IDF on warship 298 ap.
(photo credit: AP [file])
Breaking an all-time record, the Defense Ministry announced Monday that Israeli foreign defense sales reached just over $4.4 billion in 2006, placing Israeli industries among the top five defense exporters in the world, just behind the United States and England.
Maj.-Gen. (res.) Yossi Ben-Hanan, head of SIBAT - the Foreign Defense Assistance and Defense Export Department - told The Jerusalem Post that more than 75 percent of Israeli defense industry sales were to foreign militaries, while the rest was to the IDF.
"This is a great achievement," Ben-Hanan said. "The world has put its faith in our industries through the deals it has signed with Israeli companies." While Israel's dependence on defense exports was lucrative, Ben-Hanan warned that there was also a danger involved for the Israeli economy. "If there is a political crisis or a tsunami somewhere in the world, it would certainly influence Israeli defense sales," he said.
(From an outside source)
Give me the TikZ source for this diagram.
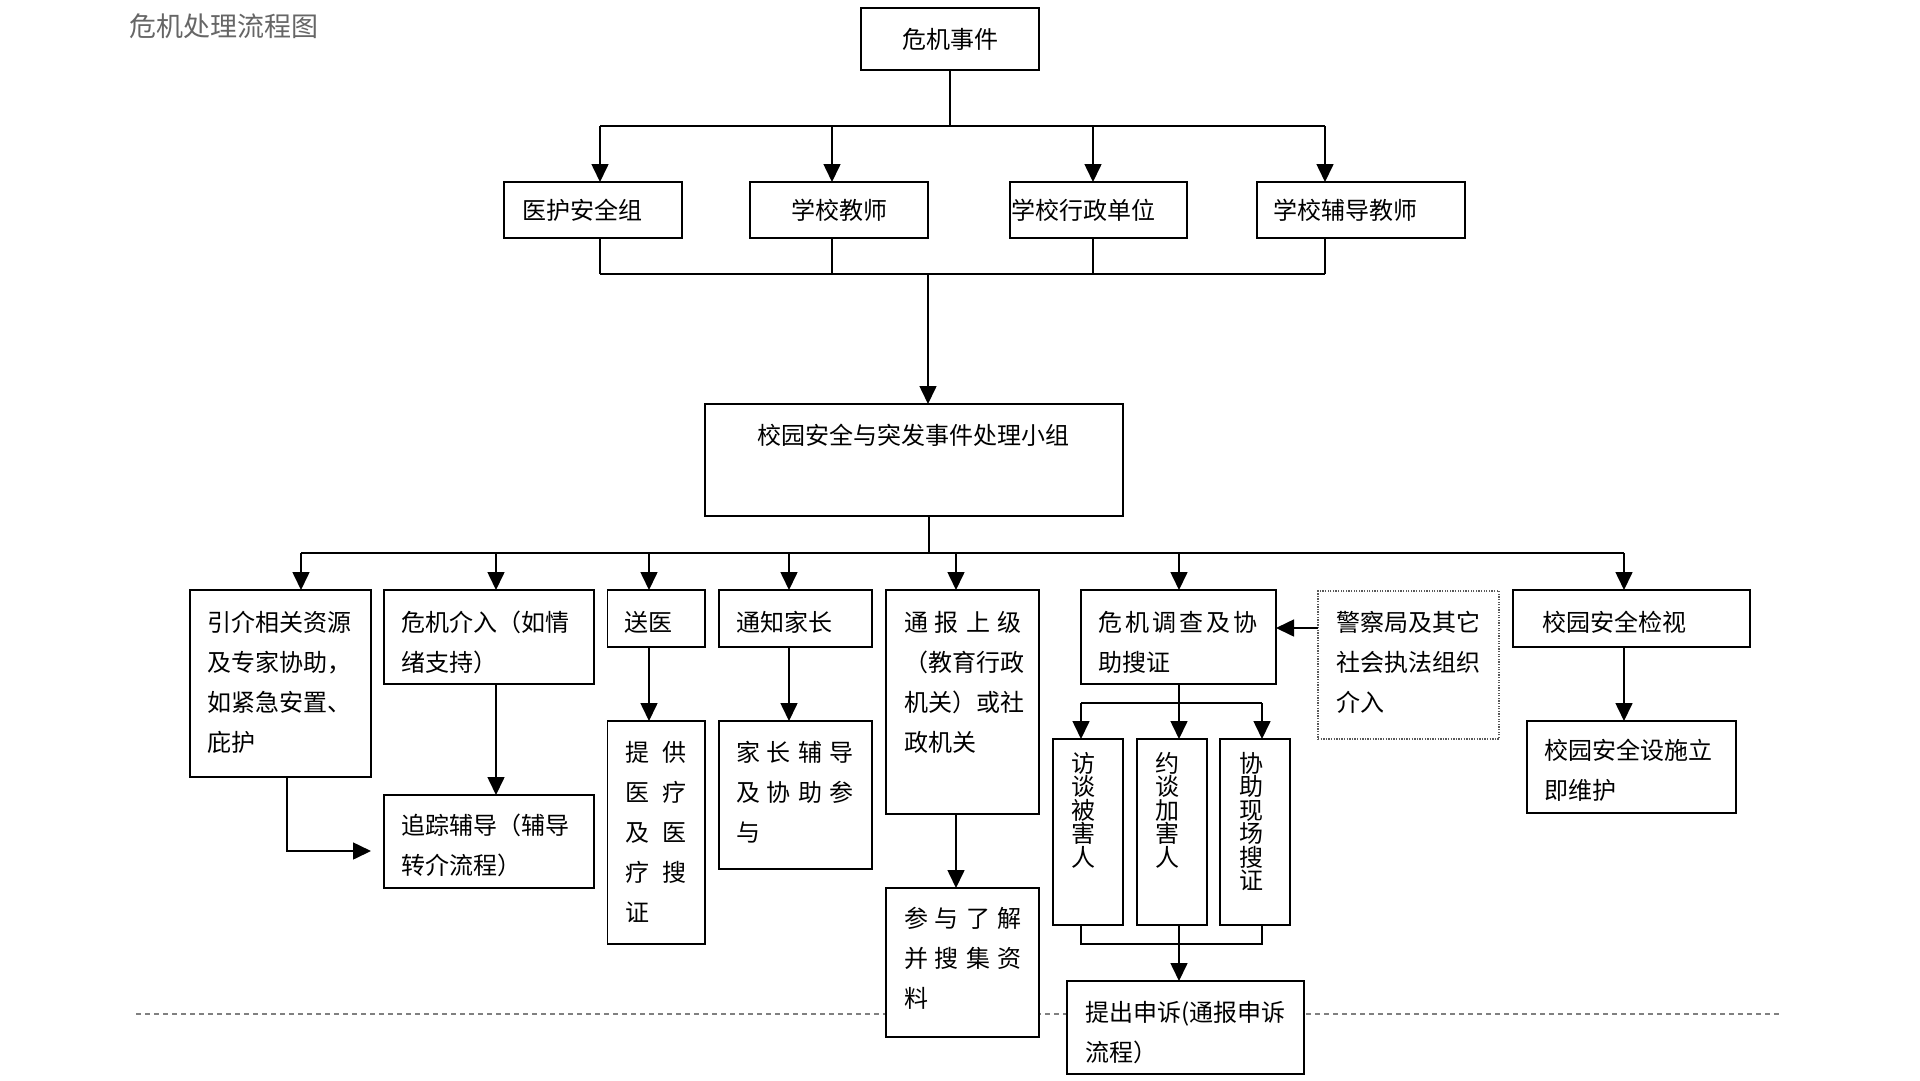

India was Israel's biggest customer, Ben-Hanan said, with purchases reaching $1.5 billion.
Another $1 billion in defense goods was sold to the US. In 1990, Ben-Hanan said, Israeli exports to the US stood at $470 million, and in 1999 stood at $300 million. The largest sale was by the Israel Aircraft Industries (IAI) to India for the Barak Naval anti-missile defense system, valued at some $450 million.
Defense Ministry Dir.-Gen. Gabi Ashkenazi praised the SIBAT's achievements, claiming that the Israeli defense industries were an integral part of the success of the Israeli economy.
Before this past year, Israel's high was $4 billion in defense exports in 2002. Ben-Hanan said that the achievement was made possible due to the intense marketing done by the companies, as well as the logistical support provided by SIBAT.
Another milestone was in 2000 when the big Israeli defense companies - IAI, Elbit Systems and the Rafael Armament Development Authority - took over US-based companies.
Ben-Hanan said that he was not concerned that US entry into the Indian market would take away from Israeli defense sales.
"America sells fighter jets, tanks and helicopters, and we do not compete with them," he said, predicting that American entry into the market could even add to Israeli sales. "We can, for example, sell the necessary accompanying systems that they will need alongside the larger US platforms."
Ben-Hanan said he hoped that the European market - which made up $800 million in contracts - would increase in the coming years. "We need to create partnerships with European countries, which the Israeli defense industries could use to market their products."